-- TASK REQUIREMENTS --
Will you repeat only the lines from the one with "Convert this chart to Plotly code." through the one with "69e6, 34e6, 8e6]", both included, leaving every picture out?

━━━━━━━━━━━━━━━━

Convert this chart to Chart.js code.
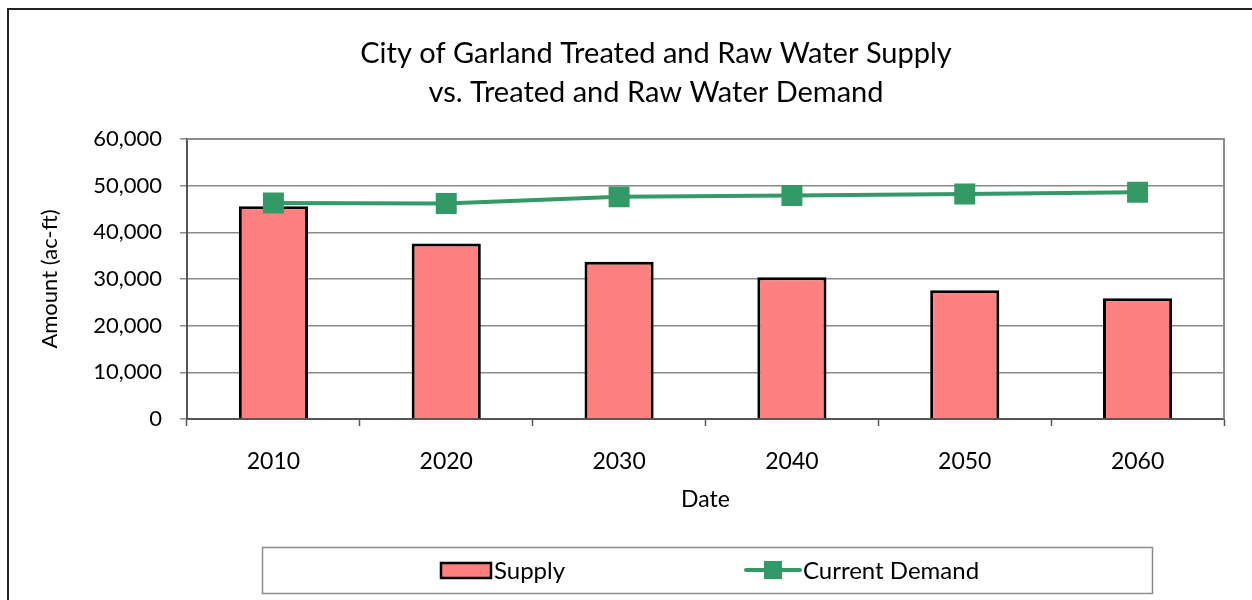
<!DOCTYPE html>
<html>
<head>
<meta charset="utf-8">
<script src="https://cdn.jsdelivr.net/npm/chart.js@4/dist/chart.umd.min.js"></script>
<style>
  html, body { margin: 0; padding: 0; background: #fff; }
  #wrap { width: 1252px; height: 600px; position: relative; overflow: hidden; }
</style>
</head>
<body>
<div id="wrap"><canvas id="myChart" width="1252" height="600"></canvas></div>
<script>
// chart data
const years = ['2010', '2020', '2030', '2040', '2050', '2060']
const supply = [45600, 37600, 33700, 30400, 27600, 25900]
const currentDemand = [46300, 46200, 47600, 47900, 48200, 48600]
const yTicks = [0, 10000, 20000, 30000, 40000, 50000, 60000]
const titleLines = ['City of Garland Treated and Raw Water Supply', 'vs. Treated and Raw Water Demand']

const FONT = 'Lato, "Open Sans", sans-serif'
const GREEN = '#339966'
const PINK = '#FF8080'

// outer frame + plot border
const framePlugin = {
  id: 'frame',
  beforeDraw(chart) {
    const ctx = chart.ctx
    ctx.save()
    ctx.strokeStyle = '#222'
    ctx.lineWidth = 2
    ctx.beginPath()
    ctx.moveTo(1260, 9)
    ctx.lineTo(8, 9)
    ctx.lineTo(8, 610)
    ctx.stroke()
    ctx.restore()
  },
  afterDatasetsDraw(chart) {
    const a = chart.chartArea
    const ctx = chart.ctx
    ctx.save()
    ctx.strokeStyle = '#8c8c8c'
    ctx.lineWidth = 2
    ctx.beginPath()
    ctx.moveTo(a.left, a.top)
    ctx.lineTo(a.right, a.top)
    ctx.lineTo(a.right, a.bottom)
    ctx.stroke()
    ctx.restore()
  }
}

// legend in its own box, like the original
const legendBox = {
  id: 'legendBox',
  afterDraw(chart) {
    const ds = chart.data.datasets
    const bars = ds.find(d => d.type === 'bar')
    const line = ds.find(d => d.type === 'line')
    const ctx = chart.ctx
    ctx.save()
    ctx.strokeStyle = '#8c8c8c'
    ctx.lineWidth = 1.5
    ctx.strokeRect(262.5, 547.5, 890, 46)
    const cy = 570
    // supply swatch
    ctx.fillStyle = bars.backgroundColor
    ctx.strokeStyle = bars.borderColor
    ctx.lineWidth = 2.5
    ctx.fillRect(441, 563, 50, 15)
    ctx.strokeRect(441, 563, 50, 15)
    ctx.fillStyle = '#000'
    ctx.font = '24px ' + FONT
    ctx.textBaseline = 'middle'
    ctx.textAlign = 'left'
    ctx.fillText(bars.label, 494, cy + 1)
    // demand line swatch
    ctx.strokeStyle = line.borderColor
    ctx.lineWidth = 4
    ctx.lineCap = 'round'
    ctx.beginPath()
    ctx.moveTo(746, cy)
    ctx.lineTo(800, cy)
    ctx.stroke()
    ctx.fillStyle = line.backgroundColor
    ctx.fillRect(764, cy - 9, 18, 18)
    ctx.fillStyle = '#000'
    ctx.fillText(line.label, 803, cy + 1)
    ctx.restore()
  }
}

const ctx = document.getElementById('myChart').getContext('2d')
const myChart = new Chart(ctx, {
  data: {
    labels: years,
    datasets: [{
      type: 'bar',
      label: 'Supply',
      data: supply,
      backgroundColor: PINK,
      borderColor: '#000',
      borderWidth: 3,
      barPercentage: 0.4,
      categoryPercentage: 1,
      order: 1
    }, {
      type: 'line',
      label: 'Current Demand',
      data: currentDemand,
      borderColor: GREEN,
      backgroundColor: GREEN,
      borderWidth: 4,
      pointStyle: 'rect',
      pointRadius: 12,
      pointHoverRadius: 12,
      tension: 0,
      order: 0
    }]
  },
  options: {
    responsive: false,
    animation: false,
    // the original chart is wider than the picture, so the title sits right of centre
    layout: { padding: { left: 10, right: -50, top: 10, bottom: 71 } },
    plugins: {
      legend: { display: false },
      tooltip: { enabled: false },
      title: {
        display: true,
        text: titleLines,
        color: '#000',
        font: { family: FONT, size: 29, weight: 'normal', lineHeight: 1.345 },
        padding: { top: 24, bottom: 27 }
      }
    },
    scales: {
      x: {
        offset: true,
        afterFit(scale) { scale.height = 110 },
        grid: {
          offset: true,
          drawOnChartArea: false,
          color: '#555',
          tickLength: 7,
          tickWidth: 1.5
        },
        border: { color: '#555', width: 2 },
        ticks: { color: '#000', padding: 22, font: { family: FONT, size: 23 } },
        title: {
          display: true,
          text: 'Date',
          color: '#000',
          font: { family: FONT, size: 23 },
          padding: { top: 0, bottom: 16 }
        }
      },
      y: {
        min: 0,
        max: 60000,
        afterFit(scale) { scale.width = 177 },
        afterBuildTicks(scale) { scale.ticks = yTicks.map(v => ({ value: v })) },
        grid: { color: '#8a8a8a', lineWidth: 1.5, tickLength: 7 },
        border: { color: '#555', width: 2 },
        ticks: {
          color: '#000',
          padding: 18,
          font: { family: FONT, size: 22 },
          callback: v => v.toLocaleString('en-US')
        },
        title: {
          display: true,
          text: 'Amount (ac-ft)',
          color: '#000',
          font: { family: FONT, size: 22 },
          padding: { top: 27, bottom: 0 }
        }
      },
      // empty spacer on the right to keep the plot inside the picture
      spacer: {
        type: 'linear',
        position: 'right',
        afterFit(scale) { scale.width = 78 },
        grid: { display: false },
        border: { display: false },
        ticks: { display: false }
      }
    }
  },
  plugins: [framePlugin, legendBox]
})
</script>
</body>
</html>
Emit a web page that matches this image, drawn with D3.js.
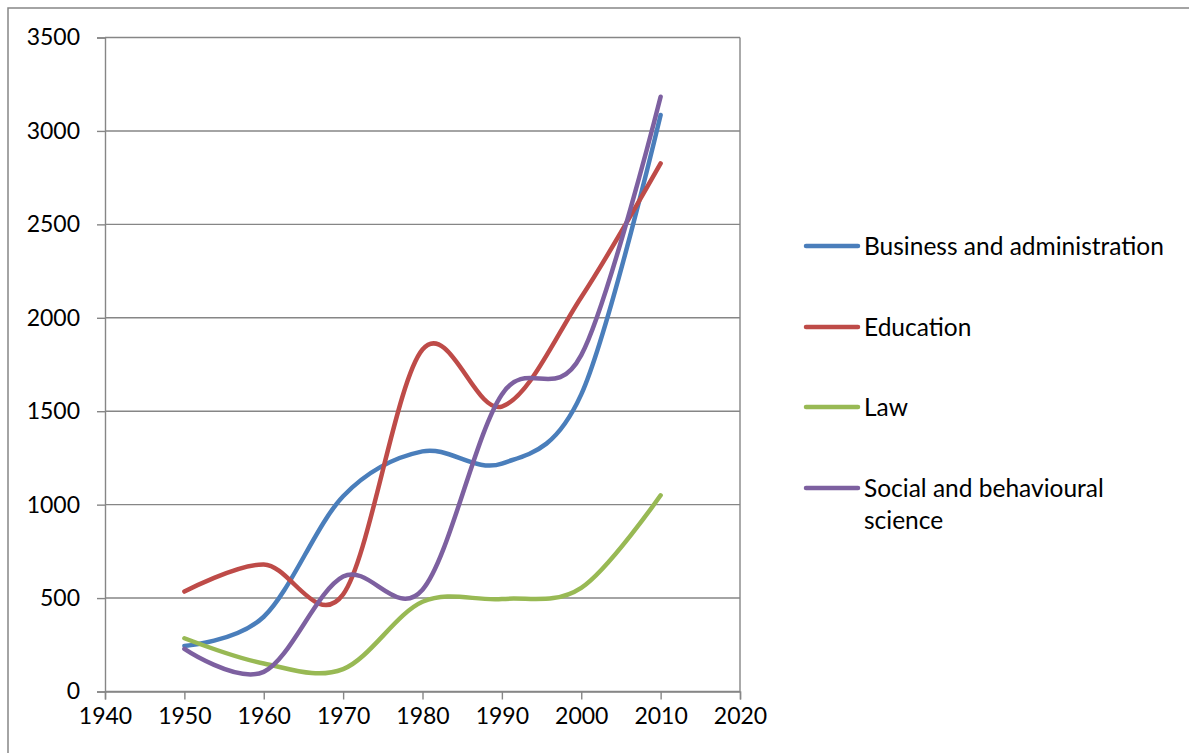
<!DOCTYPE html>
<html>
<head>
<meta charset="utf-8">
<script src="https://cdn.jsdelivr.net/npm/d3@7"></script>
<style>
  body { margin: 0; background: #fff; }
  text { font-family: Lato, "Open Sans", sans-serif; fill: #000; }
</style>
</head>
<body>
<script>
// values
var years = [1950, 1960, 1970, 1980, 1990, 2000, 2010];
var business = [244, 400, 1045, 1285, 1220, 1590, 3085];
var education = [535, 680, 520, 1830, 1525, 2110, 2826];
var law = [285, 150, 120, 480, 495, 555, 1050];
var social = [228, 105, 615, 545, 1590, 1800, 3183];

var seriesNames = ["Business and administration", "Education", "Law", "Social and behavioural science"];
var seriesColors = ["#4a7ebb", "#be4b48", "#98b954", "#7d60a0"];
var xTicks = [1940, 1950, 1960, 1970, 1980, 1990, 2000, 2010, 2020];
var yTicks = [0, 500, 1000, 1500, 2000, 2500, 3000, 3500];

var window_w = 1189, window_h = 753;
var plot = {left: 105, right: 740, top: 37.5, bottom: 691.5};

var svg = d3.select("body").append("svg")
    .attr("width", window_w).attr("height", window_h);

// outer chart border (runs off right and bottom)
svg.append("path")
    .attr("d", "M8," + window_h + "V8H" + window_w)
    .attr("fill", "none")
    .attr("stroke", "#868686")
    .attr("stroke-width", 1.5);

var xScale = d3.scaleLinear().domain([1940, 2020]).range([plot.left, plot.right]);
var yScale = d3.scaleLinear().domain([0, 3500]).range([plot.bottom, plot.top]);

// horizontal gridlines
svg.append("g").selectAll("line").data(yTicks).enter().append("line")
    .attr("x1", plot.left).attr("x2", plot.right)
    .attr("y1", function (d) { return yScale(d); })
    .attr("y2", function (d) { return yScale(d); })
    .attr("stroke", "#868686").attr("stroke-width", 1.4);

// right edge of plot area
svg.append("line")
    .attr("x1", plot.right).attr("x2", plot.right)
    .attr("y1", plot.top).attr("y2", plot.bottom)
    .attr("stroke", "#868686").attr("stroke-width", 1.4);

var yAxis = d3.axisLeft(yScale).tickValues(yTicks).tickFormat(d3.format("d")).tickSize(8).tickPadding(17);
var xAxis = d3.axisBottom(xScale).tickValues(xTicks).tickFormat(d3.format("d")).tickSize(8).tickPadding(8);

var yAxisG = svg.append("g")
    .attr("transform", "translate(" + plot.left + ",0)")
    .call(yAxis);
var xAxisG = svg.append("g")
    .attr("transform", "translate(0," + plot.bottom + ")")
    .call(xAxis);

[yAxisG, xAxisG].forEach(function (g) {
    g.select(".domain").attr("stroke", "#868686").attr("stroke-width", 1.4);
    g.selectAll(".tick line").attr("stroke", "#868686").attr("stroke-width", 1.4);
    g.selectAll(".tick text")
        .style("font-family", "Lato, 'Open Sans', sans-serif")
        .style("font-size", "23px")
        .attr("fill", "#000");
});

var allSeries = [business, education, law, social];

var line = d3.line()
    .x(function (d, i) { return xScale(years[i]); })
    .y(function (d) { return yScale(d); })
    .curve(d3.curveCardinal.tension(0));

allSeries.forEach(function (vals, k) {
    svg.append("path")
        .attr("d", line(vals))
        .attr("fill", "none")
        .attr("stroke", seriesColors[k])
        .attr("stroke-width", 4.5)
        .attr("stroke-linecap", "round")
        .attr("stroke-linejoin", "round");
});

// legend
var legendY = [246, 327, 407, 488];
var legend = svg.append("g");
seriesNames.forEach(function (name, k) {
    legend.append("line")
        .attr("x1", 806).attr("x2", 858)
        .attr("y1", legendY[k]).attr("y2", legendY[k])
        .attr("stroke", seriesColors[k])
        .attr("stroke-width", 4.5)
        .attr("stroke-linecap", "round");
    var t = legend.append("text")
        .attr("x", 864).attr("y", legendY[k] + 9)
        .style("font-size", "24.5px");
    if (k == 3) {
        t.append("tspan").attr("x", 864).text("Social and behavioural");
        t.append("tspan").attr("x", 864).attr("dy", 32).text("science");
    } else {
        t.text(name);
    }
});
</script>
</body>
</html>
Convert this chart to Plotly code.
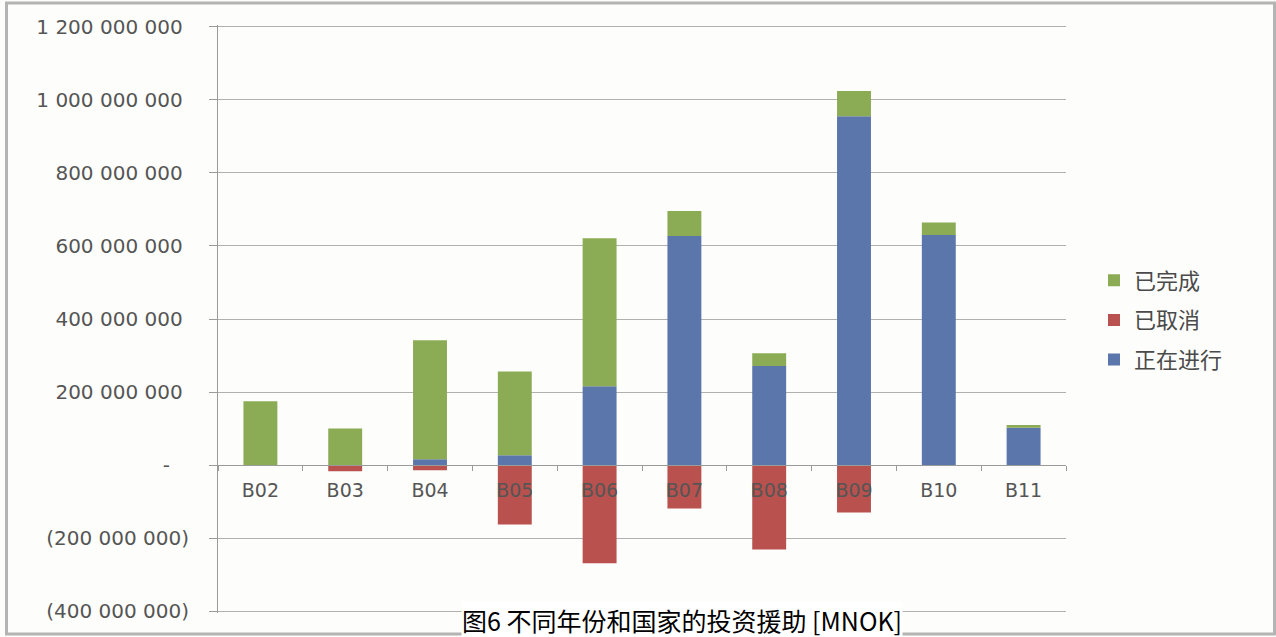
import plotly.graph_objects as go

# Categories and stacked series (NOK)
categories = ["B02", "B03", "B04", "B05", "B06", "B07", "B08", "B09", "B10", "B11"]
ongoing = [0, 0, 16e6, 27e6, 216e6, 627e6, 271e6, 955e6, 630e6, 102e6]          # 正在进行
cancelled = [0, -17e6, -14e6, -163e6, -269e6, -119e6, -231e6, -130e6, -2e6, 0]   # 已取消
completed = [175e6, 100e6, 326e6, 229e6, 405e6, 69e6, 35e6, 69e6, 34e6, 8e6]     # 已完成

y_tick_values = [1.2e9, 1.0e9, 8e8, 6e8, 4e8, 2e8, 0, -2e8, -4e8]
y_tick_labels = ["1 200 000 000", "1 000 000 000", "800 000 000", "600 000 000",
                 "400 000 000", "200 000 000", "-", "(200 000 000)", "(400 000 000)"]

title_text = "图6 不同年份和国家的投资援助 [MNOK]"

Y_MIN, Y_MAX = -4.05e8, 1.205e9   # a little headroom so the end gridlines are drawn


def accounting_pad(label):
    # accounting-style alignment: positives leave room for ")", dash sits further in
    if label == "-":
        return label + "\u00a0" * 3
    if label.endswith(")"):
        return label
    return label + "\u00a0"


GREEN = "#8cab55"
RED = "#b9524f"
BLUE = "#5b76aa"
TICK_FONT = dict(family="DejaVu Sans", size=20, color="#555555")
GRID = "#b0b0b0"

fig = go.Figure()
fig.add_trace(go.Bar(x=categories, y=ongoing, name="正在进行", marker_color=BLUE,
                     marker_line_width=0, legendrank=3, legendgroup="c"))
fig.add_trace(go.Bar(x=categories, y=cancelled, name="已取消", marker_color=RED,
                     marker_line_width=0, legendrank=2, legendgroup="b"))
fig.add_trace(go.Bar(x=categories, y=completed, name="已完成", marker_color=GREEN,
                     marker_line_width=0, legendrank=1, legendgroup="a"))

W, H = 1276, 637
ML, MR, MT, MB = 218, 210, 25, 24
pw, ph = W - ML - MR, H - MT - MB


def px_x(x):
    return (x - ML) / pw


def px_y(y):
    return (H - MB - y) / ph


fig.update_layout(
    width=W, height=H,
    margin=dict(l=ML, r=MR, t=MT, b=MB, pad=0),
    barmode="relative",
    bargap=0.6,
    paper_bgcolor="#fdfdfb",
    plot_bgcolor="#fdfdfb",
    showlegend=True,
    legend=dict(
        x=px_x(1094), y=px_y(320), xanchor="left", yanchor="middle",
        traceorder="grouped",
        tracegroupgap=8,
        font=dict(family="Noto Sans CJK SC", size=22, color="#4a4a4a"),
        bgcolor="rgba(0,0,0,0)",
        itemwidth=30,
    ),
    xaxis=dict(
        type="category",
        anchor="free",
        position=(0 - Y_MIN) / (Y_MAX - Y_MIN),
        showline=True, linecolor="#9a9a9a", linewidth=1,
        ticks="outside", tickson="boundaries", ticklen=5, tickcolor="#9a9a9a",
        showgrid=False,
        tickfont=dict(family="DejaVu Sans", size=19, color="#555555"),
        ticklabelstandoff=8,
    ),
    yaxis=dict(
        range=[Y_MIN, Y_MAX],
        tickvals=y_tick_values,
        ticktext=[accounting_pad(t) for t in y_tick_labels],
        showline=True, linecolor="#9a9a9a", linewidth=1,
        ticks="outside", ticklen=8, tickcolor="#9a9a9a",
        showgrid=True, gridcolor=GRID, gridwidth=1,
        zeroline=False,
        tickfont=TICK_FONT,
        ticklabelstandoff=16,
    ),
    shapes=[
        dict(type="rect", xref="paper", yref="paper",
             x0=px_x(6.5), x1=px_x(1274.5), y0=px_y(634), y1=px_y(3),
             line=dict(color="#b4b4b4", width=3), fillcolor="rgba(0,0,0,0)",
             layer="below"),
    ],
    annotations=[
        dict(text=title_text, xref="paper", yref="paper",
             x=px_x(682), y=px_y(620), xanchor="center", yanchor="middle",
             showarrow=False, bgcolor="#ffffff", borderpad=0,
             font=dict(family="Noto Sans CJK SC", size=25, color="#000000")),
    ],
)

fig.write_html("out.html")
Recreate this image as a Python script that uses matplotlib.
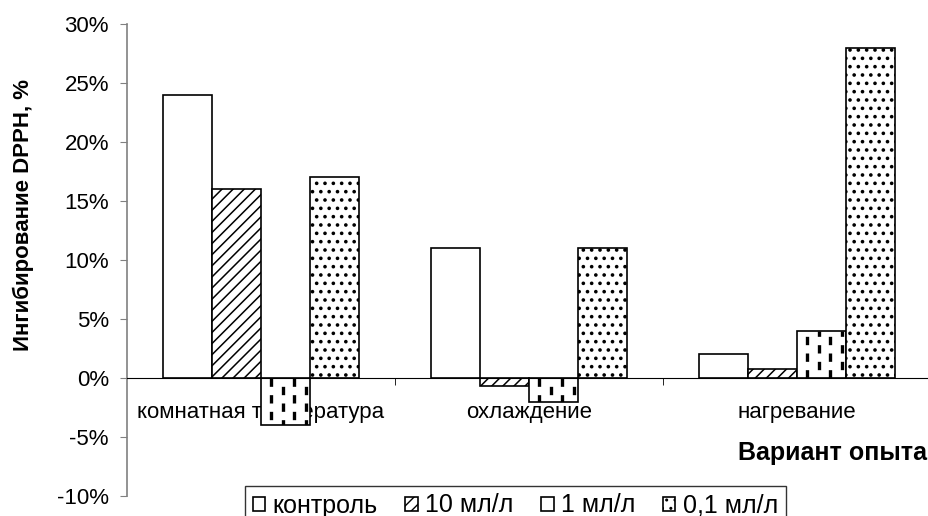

━━━━━━━━━━━━━━━━

-- WRITTEN SOLUTION --
Convert this chart to Plotly code.
import plotly.graph_objects as go

# Categories and stacked series (NOK)
categories = ["B02", "B03", "B04", "B05", "B06", "B07", "B08", "B09", "B10", "B11"]
ongoing = [0, 0, 16e6, 27e6, 216e6, 627e6, 271e6, 955e6, 630e6, 102e6]          # 正在进行
cancelled = [0, -17e6, -14e6, -163e6, -269e6, -119e6, -231e6, -130e6, -2e6, 0]   # 已取消
completed = [175e6, 100e6, 326e6, 229e6, 405e6, 69e6, 35e6, 69e6, 34e6, 8e6]     # 已完成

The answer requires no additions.